Phenomenon
Dormition of the Mother of God
The Eastern Christian feast of Mary's death — her "falling asleep" and, in most Eastern traditions, her bodily taking-up — kept on 15 August after a two-week fast.
The Dormition of the Mother of God is the principal Marian feast of the Eastern churches: the commemoration of Mary’s death, kept on 15 August. The name renders the Greek koimesis, a falling asleep — the word the tradition prefers to “death,” and the same root that gives “cemetery,” the sleeping-place. Where the Latin West came to speak of the Assumption, the Christian East names the death first and the taking-up second, and holds the two together in one observance.
The feast has no warrant in the canonical Gospels, which fall silent on Mary’s end.

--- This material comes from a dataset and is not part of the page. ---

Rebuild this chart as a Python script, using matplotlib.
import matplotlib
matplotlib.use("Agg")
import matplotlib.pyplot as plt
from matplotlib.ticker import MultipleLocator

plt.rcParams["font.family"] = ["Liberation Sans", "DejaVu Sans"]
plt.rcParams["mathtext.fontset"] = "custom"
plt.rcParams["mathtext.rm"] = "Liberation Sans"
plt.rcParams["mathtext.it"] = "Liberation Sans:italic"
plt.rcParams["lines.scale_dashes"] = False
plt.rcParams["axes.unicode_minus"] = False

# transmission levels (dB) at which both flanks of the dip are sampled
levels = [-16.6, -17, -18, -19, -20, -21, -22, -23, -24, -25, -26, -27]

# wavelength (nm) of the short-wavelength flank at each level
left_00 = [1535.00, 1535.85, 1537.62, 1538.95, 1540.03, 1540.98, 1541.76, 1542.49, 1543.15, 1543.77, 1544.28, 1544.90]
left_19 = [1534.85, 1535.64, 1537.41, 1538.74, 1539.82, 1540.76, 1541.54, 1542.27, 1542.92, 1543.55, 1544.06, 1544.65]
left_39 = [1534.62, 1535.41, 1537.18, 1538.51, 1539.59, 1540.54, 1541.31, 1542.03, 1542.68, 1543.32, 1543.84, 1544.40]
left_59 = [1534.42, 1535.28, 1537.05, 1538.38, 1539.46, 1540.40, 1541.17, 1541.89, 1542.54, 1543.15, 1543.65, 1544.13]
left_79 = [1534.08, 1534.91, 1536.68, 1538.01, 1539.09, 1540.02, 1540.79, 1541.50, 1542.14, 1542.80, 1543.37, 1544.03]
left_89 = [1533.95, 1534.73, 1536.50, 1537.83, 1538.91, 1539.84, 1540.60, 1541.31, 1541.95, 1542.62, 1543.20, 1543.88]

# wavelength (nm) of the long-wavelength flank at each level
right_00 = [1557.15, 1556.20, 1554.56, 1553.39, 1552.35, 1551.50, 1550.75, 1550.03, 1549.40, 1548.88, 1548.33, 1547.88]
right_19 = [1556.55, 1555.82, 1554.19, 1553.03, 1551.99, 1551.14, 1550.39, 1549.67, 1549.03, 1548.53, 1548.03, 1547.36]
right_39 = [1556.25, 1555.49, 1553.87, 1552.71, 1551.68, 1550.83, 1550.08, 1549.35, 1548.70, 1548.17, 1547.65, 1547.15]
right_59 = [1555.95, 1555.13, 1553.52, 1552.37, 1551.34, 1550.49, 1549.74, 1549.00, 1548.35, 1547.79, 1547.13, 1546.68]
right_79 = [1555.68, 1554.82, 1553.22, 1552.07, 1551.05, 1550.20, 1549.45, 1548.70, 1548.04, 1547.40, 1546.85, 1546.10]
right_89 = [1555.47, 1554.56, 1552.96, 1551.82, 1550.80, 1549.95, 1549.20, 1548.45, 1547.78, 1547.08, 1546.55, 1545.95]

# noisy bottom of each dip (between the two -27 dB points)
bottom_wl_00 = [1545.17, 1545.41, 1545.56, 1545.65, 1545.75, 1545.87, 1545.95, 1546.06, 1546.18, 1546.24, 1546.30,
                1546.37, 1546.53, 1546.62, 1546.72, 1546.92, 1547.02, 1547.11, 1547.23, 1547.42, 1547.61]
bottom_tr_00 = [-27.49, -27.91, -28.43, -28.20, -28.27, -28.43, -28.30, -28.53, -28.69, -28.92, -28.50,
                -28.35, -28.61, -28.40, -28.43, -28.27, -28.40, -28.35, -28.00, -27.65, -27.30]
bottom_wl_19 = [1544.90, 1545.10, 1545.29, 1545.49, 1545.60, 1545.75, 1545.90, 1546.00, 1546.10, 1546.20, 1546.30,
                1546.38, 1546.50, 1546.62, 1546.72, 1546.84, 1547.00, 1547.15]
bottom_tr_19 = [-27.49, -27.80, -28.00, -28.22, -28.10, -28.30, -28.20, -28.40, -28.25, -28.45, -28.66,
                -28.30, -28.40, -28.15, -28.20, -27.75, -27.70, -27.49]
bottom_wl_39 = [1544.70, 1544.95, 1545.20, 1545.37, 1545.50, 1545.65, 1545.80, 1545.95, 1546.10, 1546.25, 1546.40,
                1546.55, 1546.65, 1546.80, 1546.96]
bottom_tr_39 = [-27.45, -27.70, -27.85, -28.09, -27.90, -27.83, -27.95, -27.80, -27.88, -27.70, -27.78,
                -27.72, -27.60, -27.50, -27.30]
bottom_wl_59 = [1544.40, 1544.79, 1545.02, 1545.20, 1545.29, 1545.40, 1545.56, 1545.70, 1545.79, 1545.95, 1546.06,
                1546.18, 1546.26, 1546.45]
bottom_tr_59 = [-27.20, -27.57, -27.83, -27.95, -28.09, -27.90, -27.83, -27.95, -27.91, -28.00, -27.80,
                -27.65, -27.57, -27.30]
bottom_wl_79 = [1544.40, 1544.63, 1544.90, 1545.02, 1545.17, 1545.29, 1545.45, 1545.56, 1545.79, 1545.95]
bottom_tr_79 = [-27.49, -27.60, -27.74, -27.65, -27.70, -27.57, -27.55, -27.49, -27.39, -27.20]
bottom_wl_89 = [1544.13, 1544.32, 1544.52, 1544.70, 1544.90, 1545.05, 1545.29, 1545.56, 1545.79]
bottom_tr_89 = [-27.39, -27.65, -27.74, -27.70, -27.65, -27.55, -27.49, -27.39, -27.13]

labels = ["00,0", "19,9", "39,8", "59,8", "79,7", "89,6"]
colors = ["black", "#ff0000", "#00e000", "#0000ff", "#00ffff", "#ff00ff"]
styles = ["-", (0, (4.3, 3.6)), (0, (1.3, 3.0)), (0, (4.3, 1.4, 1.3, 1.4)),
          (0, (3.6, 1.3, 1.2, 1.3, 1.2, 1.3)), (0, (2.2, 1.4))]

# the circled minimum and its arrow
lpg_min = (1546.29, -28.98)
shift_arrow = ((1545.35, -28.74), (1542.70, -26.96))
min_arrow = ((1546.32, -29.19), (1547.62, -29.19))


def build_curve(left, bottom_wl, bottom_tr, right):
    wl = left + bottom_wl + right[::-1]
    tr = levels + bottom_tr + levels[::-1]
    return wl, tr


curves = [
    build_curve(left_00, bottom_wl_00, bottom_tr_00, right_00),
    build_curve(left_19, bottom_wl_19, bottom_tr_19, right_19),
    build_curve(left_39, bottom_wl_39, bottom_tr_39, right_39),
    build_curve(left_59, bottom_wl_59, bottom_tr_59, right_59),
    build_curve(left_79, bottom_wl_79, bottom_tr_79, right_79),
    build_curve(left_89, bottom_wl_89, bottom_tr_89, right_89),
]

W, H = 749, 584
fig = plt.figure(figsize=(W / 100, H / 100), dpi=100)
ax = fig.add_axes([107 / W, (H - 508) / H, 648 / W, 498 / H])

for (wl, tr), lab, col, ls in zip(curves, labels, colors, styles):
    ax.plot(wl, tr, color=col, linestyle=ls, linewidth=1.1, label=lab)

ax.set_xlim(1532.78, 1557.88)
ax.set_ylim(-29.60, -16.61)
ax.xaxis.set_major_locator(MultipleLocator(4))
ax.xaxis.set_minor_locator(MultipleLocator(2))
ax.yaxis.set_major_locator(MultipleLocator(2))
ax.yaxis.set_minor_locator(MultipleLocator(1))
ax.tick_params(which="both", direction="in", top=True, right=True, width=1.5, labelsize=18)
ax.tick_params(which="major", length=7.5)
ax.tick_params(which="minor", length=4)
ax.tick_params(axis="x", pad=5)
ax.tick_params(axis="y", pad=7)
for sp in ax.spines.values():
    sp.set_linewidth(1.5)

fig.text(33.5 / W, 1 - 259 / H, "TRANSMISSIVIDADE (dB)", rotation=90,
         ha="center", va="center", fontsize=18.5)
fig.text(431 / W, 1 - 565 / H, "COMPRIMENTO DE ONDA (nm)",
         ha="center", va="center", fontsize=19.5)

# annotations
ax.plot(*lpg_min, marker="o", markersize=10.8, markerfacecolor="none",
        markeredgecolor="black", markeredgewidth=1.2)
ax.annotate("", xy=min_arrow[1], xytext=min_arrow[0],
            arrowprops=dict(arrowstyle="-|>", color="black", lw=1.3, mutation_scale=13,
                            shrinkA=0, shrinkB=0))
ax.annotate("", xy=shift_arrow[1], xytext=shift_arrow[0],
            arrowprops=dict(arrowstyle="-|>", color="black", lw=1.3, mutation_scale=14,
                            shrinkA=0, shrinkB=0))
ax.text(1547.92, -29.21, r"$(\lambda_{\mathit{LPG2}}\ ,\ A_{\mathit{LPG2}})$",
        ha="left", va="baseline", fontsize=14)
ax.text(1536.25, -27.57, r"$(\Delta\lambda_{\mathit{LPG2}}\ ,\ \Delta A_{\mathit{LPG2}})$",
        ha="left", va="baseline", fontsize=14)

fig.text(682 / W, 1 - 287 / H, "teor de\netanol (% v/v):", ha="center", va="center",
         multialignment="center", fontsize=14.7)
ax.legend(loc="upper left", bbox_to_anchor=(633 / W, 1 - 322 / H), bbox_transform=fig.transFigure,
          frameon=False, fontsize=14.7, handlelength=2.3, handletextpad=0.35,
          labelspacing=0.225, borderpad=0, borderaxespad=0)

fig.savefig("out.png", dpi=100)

Its content comes instead from a body of apocryphal narratives, the Transitus Mariae or “Passing of Mary,” surviving in Greek, Syriac, Coptic, Latin and other versions from roughly the fifth and sixth centuries. These tell, with local variation, how the apostles were gathered — often borne miraculously across the world — to Mary’s deathbed; how Christ came to receive her soul; and how, after her burial, her body was found gone from the tomb, taken up to be reunited with the soul. Scholarship treats these texts as the deposit of devotion rather than as report, and traces in them an apocryphal tradition that took shape well after the apostolic age. The feast itself is attested in Jerusalem by the sixth century, and the emperor Maurice is credited with fixing its date across the empire near the year 600.

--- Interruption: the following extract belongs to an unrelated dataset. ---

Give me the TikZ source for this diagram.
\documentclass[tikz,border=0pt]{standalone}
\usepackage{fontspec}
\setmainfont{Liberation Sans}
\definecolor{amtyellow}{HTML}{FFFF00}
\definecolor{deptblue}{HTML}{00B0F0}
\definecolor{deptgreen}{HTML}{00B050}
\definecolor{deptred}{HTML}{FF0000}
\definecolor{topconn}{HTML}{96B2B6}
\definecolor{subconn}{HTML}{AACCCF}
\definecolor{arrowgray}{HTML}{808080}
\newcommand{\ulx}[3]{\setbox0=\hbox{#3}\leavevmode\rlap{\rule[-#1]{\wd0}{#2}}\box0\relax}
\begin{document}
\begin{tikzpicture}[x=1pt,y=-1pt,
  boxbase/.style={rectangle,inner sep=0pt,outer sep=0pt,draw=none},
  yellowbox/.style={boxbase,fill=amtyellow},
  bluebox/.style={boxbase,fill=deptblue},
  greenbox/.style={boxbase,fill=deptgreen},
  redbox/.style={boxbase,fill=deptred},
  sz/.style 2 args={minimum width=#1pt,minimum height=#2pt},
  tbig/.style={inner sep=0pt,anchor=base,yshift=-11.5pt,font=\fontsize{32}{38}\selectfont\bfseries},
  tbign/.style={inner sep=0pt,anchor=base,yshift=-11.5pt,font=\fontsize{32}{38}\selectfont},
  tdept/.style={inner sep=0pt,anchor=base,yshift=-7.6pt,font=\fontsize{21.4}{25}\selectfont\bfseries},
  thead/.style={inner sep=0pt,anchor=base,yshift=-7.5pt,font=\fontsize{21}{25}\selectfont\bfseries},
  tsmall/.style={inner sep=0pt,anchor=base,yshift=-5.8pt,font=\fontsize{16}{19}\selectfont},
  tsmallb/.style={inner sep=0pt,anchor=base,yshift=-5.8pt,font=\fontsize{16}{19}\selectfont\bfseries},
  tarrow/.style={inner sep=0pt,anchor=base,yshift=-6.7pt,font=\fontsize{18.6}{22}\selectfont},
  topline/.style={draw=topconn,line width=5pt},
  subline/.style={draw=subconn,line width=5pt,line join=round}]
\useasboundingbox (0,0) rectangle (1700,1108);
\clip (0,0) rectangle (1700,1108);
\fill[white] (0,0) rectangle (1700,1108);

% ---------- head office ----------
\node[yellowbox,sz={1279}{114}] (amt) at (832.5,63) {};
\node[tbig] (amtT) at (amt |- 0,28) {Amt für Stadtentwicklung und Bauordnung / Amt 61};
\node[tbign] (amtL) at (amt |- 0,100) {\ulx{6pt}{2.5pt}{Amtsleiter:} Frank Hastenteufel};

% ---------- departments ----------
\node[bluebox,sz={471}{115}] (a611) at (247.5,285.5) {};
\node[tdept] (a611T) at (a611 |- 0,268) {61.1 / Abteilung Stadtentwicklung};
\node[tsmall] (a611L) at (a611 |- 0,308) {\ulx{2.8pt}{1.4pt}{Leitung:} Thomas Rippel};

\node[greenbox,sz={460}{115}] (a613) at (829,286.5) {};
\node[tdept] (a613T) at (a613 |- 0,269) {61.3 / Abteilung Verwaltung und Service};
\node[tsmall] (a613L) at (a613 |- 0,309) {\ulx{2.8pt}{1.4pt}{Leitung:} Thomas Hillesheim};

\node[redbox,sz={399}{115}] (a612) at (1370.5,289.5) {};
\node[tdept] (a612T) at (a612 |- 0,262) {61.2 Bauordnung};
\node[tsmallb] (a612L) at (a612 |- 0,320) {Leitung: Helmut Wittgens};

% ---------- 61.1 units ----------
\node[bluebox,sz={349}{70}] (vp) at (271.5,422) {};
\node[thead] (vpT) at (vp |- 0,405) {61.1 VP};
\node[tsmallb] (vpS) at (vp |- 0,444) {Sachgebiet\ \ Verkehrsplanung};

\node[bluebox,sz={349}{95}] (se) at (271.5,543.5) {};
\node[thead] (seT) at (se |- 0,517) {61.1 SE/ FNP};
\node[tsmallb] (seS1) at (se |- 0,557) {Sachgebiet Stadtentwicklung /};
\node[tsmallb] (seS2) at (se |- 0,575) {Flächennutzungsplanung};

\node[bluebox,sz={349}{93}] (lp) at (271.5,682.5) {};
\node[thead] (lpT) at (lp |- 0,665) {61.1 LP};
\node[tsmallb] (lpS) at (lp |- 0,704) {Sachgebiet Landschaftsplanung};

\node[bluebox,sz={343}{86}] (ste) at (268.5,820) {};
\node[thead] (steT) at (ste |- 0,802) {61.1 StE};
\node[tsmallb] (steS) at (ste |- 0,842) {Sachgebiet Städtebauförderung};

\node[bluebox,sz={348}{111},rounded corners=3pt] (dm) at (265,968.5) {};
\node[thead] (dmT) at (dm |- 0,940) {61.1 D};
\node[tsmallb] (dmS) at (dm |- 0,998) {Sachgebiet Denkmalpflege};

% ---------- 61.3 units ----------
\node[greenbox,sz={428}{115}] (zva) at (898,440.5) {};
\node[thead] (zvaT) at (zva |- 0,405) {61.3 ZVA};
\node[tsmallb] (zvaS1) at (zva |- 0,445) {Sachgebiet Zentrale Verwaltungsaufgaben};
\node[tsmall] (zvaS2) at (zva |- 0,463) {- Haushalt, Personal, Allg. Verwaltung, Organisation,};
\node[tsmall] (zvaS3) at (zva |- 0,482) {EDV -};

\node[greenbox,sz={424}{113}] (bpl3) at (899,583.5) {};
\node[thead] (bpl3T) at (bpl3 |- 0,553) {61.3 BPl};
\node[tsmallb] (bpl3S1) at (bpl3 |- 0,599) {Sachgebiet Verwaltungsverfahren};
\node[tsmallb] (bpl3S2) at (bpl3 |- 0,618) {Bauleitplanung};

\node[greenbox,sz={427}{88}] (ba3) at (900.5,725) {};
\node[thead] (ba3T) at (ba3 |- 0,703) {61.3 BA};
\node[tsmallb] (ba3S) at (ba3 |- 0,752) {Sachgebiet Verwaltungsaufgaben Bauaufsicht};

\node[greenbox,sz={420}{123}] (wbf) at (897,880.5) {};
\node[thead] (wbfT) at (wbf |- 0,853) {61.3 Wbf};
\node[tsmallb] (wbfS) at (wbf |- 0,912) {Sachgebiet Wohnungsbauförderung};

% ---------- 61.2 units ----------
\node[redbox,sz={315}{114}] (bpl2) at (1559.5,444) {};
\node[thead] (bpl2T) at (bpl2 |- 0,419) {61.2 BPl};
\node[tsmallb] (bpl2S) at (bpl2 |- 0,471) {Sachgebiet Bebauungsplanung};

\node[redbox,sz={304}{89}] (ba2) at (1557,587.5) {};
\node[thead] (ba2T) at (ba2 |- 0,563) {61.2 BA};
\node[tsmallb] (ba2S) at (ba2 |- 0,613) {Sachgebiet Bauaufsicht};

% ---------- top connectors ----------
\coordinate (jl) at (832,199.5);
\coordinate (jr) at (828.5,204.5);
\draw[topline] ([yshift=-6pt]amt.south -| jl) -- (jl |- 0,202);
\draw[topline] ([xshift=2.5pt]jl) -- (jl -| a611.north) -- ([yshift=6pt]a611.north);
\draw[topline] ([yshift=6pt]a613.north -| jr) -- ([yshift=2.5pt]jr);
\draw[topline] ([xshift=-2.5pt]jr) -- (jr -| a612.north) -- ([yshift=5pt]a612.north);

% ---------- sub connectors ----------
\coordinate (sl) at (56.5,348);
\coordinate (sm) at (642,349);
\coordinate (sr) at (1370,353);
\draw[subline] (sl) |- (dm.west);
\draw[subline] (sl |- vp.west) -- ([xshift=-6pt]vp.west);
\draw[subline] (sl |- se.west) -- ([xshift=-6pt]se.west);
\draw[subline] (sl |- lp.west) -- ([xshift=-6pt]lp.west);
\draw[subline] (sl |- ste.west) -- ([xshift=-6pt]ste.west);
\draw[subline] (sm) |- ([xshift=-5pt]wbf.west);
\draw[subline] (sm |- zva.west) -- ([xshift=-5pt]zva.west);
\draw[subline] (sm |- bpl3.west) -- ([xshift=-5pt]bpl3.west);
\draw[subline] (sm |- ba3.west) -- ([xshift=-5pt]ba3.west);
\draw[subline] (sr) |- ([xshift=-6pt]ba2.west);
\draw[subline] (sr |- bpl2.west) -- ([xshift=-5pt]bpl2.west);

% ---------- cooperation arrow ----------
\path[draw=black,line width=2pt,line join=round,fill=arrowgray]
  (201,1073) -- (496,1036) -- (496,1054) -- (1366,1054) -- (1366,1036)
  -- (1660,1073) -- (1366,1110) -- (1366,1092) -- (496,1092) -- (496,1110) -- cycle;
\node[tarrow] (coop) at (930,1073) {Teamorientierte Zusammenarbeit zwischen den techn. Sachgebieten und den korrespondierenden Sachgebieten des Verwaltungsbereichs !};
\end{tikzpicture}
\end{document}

What the tradition holds is a specific and ordered claim. Mary truly died, as her son did; her body did not undergo corruption; and she was raised and assumed, body and soul, ahead of the general resurrection — a first instance of the destiny the church teaches for all the faithful. The death is essential to the Eastern telling, not a detail to be hurried past: the Theotokos, the God-bearer, shares the human lot in full before she is glorified. The standard icon fixes the scene precisely — Mary laid out on her bier, the apostles around her, and Christ standing behind, holding in his arms a small swaddled figure that is her soul, the infancy imagery of the Nativity turned inside out.

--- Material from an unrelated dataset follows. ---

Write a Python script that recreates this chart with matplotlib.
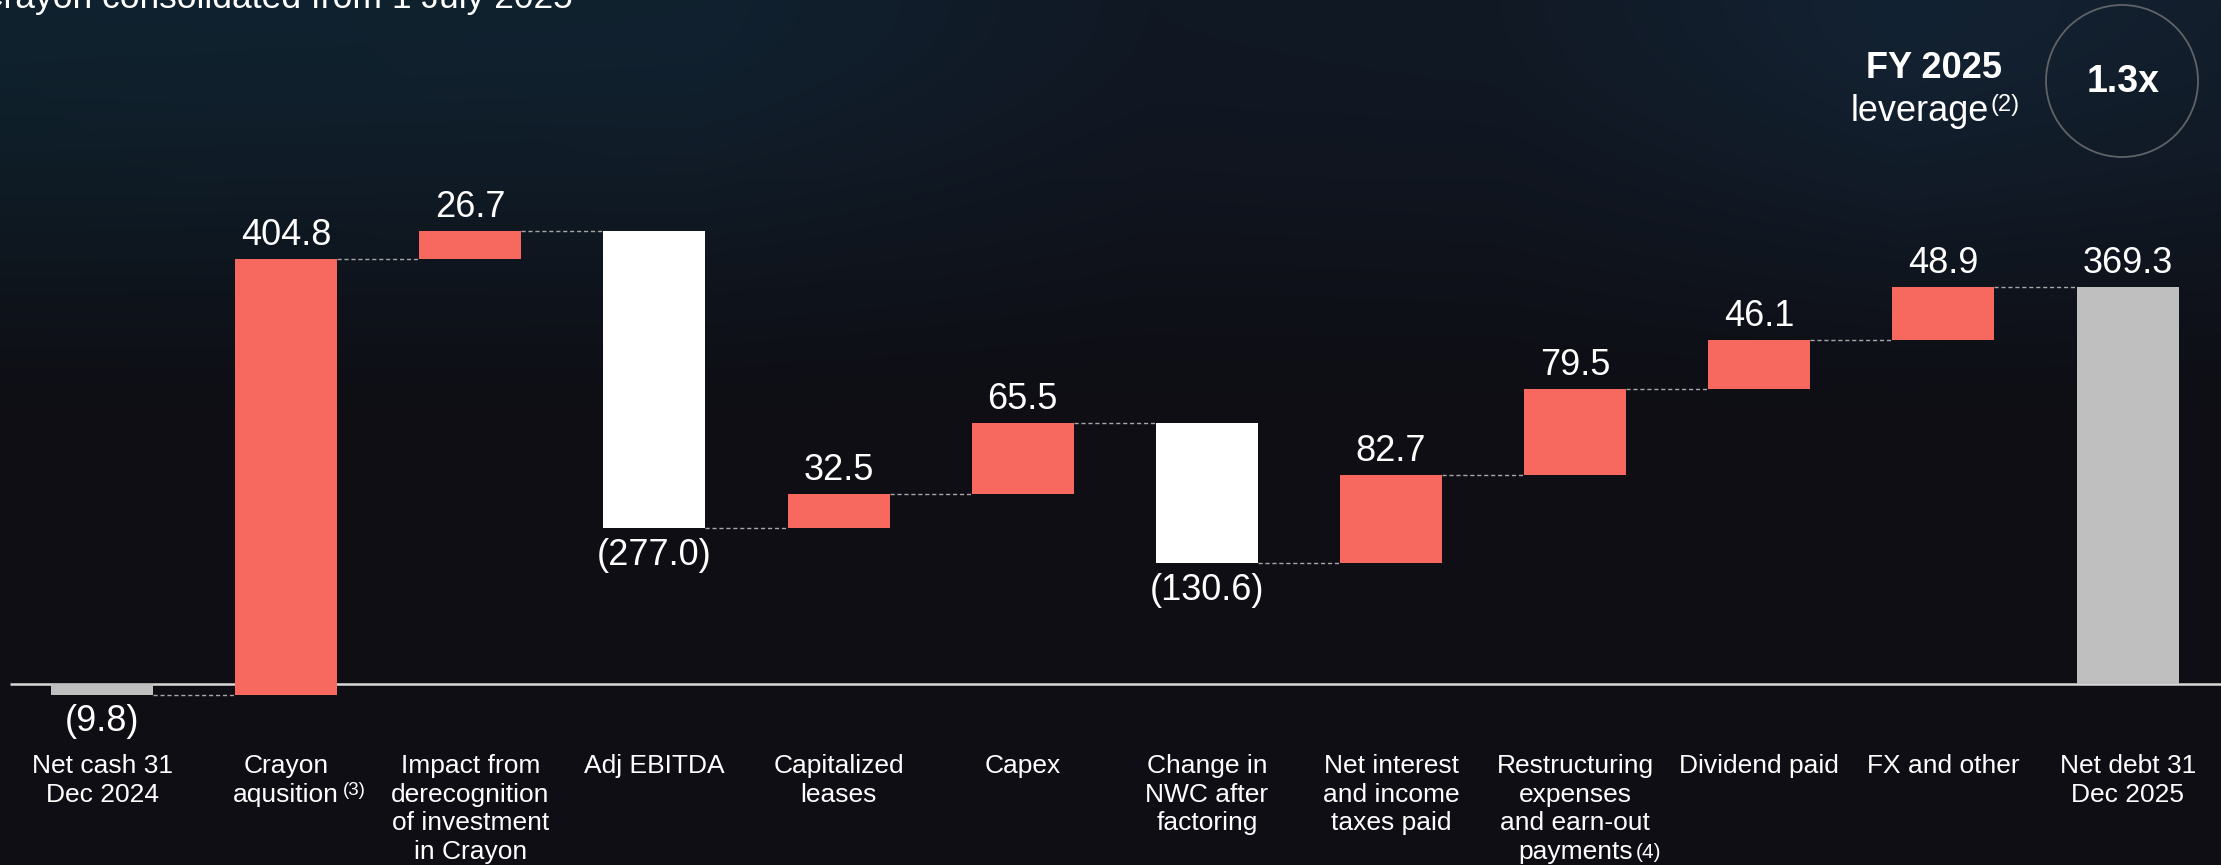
import numpy as np
import matplotlib.pyplot as plt
from matplotlib.patches import Circle
from matplotlib.transforms import blended_transform_factory

plt.rcParams['font.family'] = ['Liberation Sans', 'DejaVu Sans']

categories = ["Net cash 31\nDec 2024", "Crayon\naqusition",
              "Impact from\nderecognition\nof investment\nin Crayon",
              "Adj EBITDA", "Capitalized\nleases", "Capex",
              "Change in\nNWC after\nfactoring",
              "Net interest\nand income\ntaxes paid",
              "Restructuring\nexpenses\nand earn-out\npayments",
              "Dividend paid", "FX and other", "Net debt 31\nDec 2025"]
start_value = -9.8
steps = [404.8, 26.7, -277.0, 32.5, 65.5, -130.6, 82.7, 79.5, 46.1, 48.9]
end_value = 369.3
# footnote markers: (category index, text, superscript?)
footnotes = [(1, "(3)", True), (8, "(4)", False)]

RED = '#F7695F'
GREY = '#BFBFBF'
WHITE = '#FFFFFF'
W, H = 2221, 865

fig = plt.figure(figsize=(W / 100, H / 100), dpi=100)

# background: navy at the top fading to near black
bg = fig.add_axes([0, 0, 1, 1], zorder=0)
yy, xx = np.mgrid[0:H, 0:W]
stops_x = [0, 700, 1150, 1500, 1900, 2221]
stops_c = np.array([[15, 34, 46], [17, 33, 47], [17, 24, 36],
                    [17, 25, 37], [19, 34, 50], [18, 30, 44]]) / 255
top = np.stack([np.interp(np.arange(W), stops_x, stops_c[:, c])
                for c in range(3)], axis=-1)
bottom = np.array([14, 14, 20]) / 255
t = np.clip(yy / 460.0, 0, 1)
t = t * t * (3 - 2 * t)
img = top[None, :, :] * (1 - t[..., None]) + bottom[None, None, :] * t[..., None]
bg.imshow(img, aspect='auto', extent=[0, W, H, 0])
bg.set_axis_off()

ax = fig.add_axes([0, 0, 1, 1], zorder=1)
ax.patch.set_visible(False)
ax.set_xlim(-0.554, 11.507)
ax.set_ylim(-168.4, 636.3)
ax.set_axis_off()

n = len(categories)
x = np.arange(n)
bw = 0.554

# bar geometry
bottoms = [0.0]
heights = [start_value]
colors = [GREY]
values = [start_value]
level = start_value
levels = [level]
for s in steps:
    bottoms.append(level)
    heights.append(s)
    colors.append(RED if s > 0 else WHITE)
    values.append(s)
    level += s
    levels.append(level)
bottoms.append(0.0)
heights.append(end_value)
colors.append(GREY)
values.append(end_value)

ax.plot([-0.50, 11.507], [0, 0], color='#D9D9D9', lw=1.8, zorder=1,
        solid_capstyle='butt')
ax.bar(x, heights, bottom=bottoms, width=bw, color=colors, zorder=3)

# connectors
for i in range(n - 1):
    ax.plot([x[i] + bw / 2, x[i + 1] - bw / 2], [levels[i], levels[i]],
            color='#A6A6A6', lw=1.0, ls=(0, (3, 2)), zorder=2)

# value labels
for i, v in enumerate(values):
    txt = "({:.1f})".format(abs(v)) if v < 0 else "{:.1f}".format(v)
    yv = bottoms[i] + heights[i]
    off = 10 if v >= 0 else -26.6
    ax.annotate(txt, (x[i], yv), xytext=(0, off), textcoords='offset points',
                ha='center', va='baseline', fontsize=26, color='white',
                zorder=4)

# category labels, one text per line
tr = blended_transform_factory(ax.transData, fig.transFigure)
for i, lab in enumerate(categories):
    for k, line in enumerate(lab.split('\n')):
        yb = 773.3 + 28.5 * k
        ax.text(x[i], 1 - yb / H, line, transform=tr, ha='center',
                va='baseline', fontsize=19, color='white')

for i, note, sup in footnotes:
    nlines = len(categories[i].split('\n'))
    yb = 773.3 + 28.5 * (nlines - 1)
    if sup:
        ax.text(x[i] + 0.31, 1 - (yb - 7) / H, note, transform=tr,
                ha='left', va='baseline', fontsize=13.5, color='white')
    else:
        ax.text(x[i] + 0.33, 1 - (yb - 1) / H, note, transform=tr,
                ha='left', va='baseline', fontsize=15, color='white')

# heading, partly cut at the top edge
fig.text(-22.5 / W, 1 - 8 / H, "Crayon consolidated from 1 July 2025",
         fontsize=25.5, color='white', ha='left', va='baseline')

# leverage badge
fig.text(1934 / W, 1 - 78 / H, "FY 2025", fontsize=26, fontweight='bold',
         color='white', ha='center', va='baseline')
fig.text(1989 / W, 1 - 121 / H, "leverage", fontsize=26, color='white',
         ha='right', va='baseline')
fig.text(1990 / W, 1 - 111 / H, "(2)", fontsize=17, color='white',
         ha='left', va='baseline')
circ = Circle((21.22, (H - 81) / 100), 0.76, transform=fig.dpi_scale_trans,
              fill=False, ec='#5F6368', lw=1.3)
fig.patches.append(circ)
fig.text(2123 / W, 1 - 92 / H, "1.3x", fontsize=27, fontweight='bold',
         color='white', ha='center', va='baseline')

fig.savefig('out.png', dpi=100)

The contrast with the Western Assumption is real and easily overstated. Rome’s dogmatic definition of 1950 deliberately left open whether Mary died before being assumed; the Eastern feast makes the death central. Both keep 15 August; both affirm a bodily glorification; the emphasis falls differently. In the Byzantine calendar the feast crowns a strict two-week Dormition Fast, and in Orthodox and Eastern Catholic practice it ranks among the great feasts of the year. Its quietest claim is the one carried in the chosen word — that the mother of Christ did not so much die as fall asleep, and was gathered up.